4 minute read

One of the things reading a lot of fiction teaches you is that everything we rely on in the real world is made up. We are narrative beings and we rely on the power of stories to guide our everyday lives. Very little of our experiences and the systems we live in are based on cold facts. Most of the stories we tell ourselves do no have neat structures, with a beginning, a middle and an end, but are beliefs we hold that change how we view the world.

I was thinking about this recently in the context of the media. Our tabloids are hugely partisan, selling stories of hate and division to sell more papers. You only need to glance at the language used in The Daily Mail to see this explicitly in action. The ongoing narratives they tell change the world and have profound impacts on current events, such as Brexit last year. Still, in this age of declining newspaper sales, they are trusted beyond other forms of media. The stories they weave have considerable impact. The biases are enacted on a national scale.

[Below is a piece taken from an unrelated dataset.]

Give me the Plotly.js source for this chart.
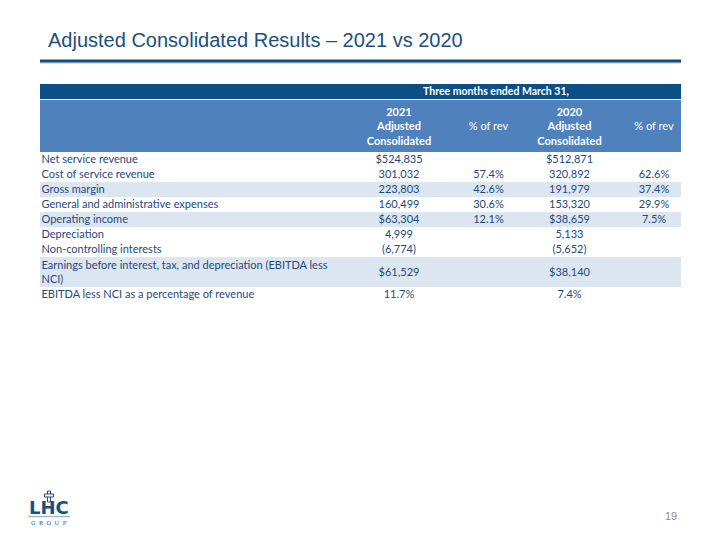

The problem is, there is no such thing as the perfect, unbiased newspaper. I don’t like the story the tabloids are selling, but the newspapers I read are still weaving a narrative. It is just one that fits my worldview better. It is simply impossible to remove all editorial bias and present the facts plainly. Even if the news was a dry list with all emotional words removed, whichever story you chose to tell first will have more impact. The placing, emphasis and selection of stories will add emphasis to some stories and remove it from others. There’s no way to present the events without telling a narrative. The recent concern about fake news has shown there is too much information out there. People will decide upon a viewpoint and will look for news that confirms it. Traditional media does the same thing, to a higher editorial standard. It chooses the events it considers important and shows a view of the world that is highly selective.

It’s not just the media that suffers from this narrative impulse. Each one of us suffers from selection bias. Look at how we construct our past. We tell ourselves a story of how we came to be in our current situation and where we are going. We edit memories and select ones that support the story, ignoring the others. Human beings are terrible eyewitnesses, mostly because of this editing we do in our heads. It’s the same as the media. There is too much information to process at any one time, so we select and edit. In short, we tell ourselves a story of our lives. We create ourselves based on this story every day.

As well as our sense of self being a story, the people we meet every day become characters. We meet people and within seconds we make many wide sweeping generalisations about them. From that point, it is hard to shake the assumptions we have made about them in fleeting moments. Other people become actors in a story that we make as we go along.

If our whole sense of self is based on a selective narrative, then the systems and beliefs we hold about the world are subject to the same flaws. Our view of the world around us is based on a story. Which means it is incomplete. The more you look, the more you see it. History is just a story a nation tells itself to justify its existence. The economy is a story we tell based on strange, random factors. All the systems we have built, every establishment is based on a story of how the world functions. Everything humans do and achieve starts with a narrative of where we have come from. Or alternatively, it starts with a story of what can happen in the future. The same structure recurs over and over again. Stories are not just an idle pursuit to read on a lazy sunday afternoon, they are the very essence of our being and our existence. They are essential as a tool to survive in the chaos of a random, uncaring universe. We need stories to live. It’s the only way we can understand the infinite complexity around us.

Even this article has been changed to fix a narrative. I said earlier I had thought of this when seeing the recent media bias, but that was a lie to better fit the story of the article. In reality, these ideas have been percolating for years, from several different sources and unconscious thoughts. But that didn’t fit the story I was telling.

So what can we do about it? My instinct is; there’s not a lot we can do. We can be aware of our desire for narrative and seek out blind spots. We can try to work together and establish facts, no matter how hard or inconvenient. My main feeling is that humans are hardwired for storytelling, that this is how we communicate and lead our lives, through an ongoing story that we all contribute to. Writers of fiction can change the story and alter it. Stories are the basis of who we are. They have changed the world again and again. We can tell better stories together. We can change the narratives around us. After all, if everything is a tale, that means everything can be changed. We can work towards a better story, kind instead of cruel, we instead of I. We just need to tell ourselves a different narrative.